§ Problem statement: Using the data below, copy every line that contains the word "matplotlib".

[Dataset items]
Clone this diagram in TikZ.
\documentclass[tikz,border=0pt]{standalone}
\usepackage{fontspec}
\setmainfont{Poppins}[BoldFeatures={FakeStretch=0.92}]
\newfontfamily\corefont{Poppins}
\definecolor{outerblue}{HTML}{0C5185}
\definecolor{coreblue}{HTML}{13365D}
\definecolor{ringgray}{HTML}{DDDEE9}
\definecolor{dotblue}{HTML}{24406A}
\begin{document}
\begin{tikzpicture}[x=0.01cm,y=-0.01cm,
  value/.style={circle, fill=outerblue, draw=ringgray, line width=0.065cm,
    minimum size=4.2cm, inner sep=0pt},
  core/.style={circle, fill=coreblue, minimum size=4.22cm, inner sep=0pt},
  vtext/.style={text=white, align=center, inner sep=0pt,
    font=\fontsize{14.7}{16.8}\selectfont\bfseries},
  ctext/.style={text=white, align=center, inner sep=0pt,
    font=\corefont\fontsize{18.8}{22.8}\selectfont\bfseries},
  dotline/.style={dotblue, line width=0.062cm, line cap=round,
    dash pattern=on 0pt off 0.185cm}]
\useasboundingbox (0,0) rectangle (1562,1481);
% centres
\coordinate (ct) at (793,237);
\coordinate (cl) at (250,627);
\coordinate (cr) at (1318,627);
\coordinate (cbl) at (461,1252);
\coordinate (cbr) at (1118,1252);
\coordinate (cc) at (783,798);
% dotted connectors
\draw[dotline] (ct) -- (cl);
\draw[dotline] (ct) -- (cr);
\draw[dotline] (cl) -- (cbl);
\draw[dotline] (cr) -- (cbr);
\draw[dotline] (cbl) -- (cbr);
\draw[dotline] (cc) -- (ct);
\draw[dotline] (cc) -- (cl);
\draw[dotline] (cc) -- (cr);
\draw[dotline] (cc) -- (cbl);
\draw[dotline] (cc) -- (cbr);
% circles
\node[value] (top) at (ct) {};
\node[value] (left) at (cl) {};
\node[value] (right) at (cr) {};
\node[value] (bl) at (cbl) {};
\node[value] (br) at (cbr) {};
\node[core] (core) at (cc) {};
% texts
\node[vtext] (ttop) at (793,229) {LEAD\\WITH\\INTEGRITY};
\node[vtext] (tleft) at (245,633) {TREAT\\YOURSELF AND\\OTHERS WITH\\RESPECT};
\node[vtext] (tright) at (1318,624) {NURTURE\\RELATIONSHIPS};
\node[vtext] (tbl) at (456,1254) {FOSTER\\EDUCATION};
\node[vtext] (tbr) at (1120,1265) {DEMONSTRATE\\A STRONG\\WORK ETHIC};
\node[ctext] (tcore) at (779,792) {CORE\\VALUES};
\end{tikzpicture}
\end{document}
==
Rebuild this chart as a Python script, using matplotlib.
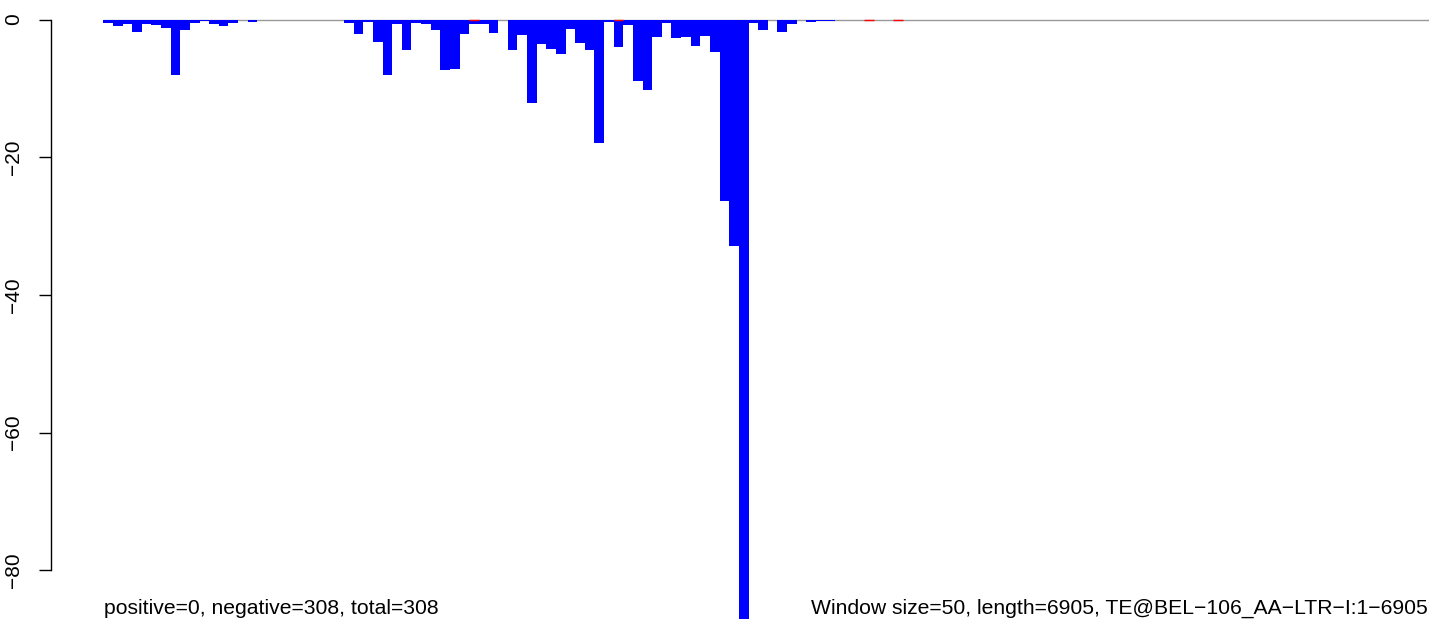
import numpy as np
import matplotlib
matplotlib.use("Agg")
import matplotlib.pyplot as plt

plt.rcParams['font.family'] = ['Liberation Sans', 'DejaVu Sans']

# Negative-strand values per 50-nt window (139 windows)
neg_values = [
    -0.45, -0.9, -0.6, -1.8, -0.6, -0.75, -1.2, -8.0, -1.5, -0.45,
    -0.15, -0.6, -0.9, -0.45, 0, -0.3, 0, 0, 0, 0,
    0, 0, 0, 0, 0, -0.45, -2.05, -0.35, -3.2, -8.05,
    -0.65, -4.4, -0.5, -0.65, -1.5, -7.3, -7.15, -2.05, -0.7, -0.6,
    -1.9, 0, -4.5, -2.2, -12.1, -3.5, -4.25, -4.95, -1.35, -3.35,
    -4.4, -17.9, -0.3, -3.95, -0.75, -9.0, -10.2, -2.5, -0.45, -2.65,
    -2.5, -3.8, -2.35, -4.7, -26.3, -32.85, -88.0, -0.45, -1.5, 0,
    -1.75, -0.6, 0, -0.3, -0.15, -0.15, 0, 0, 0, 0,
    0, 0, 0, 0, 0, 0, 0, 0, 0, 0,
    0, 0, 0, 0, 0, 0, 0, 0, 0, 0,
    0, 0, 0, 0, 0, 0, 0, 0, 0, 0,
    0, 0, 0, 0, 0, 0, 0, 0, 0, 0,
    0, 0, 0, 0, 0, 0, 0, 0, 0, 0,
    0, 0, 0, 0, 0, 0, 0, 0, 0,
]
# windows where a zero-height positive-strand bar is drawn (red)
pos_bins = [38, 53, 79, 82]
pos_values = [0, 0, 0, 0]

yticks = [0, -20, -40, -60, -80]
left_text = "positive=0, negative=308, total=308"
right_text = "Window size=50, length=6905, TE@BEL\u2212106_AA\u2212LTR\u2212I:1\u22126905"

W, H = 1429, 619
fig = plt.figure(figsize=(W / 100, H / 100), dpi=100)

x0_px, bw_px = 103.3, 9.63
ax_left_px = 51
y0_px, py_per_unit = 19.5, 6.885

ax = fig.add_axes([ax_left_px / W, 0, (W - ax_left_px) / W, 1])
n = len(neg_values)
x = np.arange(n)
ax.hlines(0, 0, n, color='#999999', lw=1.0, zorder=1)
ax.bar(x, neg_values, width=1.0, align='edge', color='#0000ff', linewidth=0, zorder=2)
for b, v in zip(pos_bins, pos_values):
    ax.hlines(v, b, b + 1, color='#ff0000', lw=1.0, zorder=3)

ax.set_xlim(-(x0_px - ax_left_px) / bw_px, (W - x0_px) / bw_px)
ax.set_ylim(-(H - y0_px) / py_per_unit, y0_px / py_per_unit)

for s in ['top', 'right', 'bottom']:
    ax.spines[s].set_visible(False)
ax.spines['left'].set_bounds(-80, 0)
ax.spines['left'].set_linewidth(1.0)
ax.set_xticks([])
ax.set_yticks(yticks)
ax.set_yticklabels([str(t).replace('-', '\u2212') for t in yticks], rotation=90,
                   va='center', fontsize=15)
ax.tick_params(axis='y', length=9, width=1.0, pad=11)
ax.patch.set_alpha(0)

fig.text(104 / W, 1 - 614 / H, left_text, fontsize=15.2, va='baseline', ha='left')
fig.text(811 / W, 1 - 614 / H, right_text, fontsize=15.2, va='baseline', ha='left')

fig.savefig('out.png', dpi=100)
* * *
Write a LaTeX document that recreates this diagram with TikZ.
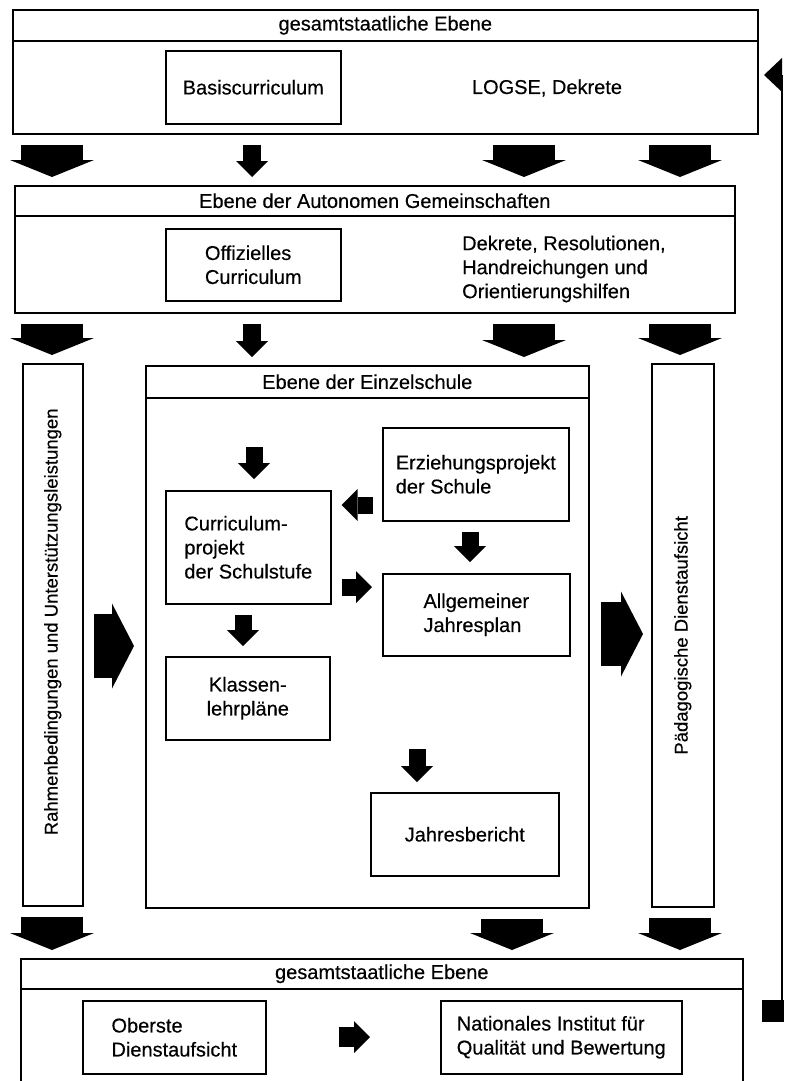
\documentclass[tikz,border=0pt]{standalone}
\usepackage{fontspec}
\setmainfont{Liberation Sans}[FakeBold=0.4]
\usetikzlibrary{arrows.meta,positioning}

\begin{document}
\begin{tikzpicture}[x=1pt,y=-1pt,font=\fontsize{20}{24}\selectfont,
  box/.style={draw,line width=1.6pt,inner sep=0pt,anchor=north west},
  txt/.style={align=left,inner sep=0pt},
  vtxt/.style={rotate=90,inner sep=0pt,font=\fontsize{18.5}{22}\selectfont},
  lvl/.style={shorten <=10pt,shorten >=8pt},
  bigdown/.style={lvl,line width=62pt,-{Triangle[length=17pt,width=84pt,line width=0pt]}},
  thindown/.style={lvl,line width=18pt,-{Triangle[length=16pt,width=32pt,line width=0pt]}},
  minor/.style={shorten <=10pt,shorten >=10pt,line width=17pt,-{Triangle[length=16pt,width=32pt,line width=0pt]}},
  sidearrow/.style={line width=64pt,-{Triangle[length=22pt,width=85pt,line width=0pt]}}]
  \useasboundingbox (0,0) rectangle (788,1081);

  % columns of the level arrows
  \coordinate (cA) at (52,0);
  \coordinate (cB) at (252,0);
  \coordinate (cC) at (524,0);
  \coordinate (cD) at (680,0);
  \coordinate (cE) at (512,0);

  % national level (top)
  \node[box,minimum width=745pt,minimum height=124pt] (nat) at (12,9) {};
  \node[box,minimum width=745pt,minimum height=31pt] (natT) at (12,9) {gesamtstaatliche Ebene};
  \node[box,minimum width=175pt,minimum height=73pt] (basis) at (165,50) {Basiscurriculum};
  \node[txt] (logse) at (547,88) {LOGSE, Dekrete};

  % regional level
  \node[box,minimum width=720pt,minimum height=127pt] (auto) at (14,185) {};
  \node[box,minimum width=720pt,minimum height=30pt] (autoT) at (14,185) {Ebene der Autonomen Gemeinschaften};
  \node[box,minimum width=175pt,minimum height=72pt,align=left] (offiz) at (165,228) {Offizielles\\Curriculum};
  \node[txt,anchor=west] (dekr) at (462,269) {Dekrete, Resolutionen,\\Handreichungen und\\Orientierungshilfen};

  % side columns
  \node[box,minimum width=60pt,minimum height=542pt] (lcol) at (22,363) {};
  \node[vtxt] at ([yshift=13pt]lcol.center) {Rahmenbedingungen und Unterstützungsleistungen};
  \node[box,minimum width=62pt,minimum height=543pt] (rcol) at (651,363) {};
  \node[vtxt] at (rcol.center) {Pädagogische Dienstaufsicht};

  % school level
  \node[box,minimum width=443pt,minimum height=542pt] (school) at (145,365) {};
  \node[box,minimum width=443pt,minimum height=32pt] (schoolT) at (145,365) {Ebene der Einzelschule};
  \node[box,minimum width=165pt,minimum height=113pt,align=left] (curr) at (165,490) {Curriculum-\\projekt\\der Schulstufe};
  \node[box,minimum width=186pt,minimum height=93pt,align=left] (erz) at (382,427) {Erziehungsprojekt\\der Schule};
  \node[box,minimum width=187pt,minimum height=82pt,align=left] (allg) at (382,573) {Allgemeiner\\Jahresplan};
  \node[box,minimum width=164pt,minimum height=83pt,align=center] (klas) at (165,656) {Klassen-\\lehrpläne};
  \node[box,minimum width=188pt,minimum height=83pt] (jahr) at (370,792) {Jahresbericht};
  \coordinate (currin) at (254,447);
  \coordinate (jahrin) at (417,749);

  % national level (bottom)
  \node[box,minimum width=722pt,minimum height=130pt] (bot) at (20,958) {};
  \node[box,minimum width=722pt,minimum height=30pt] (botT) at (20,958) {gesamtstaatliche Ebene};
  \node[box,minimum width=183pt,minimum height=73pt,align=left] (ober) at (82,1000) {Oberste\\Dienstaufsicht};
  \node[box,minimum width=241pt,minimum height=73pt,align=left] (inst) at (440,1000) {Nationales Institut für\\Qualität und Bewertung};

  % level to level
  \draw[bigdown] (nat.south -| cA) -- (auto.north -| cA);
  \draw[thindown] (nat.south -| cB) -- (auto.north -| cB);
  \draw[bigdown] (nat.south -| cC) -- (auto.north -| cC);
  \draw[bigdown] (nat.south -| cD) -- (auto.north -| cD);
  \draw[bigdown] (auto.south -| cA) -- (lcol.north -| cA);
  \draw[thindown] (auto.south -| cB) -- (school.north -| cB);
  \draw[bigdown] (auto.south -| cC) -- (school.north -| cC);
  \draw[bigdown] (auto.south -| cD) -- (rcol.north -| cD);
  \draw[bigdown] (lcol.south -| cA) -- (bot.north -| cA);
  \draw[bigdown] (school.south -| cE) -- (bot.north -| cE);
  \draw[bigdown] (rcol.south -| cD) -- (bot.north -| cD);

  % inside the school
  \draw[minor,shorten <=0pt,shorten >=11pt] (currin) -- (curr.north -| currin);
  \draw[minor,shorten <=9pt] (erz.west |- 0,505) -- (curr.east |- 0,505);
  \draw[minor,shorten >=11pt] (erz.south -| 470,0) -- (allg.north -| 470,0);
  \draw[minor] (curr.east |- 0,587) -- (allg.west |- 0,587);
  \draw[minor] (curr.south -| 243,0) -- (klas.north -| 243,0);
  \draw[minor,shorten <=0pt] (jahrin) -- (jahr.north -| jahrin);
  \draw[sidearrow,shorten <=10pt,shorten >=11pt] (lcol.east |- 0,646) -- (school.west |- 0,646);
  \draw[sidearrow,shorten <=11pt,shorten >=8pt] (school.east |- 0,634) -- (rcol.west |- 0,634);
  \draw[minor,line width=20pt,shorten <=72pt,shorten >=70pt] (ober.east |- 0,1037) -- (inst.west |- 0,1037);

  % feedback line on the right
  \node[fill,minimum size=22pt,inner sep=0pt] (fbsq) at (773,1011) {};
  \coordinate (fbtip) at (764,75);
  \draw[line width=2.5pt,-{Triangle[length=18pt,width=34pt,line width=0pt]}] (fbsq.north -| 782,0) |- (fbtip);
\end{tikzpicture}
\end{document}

§ The answer:
Rebuild this chart as a Python script, using matplotlib.
import matplotlib
matplotlib.use("Agg")
import matplotlib.pyplot as plt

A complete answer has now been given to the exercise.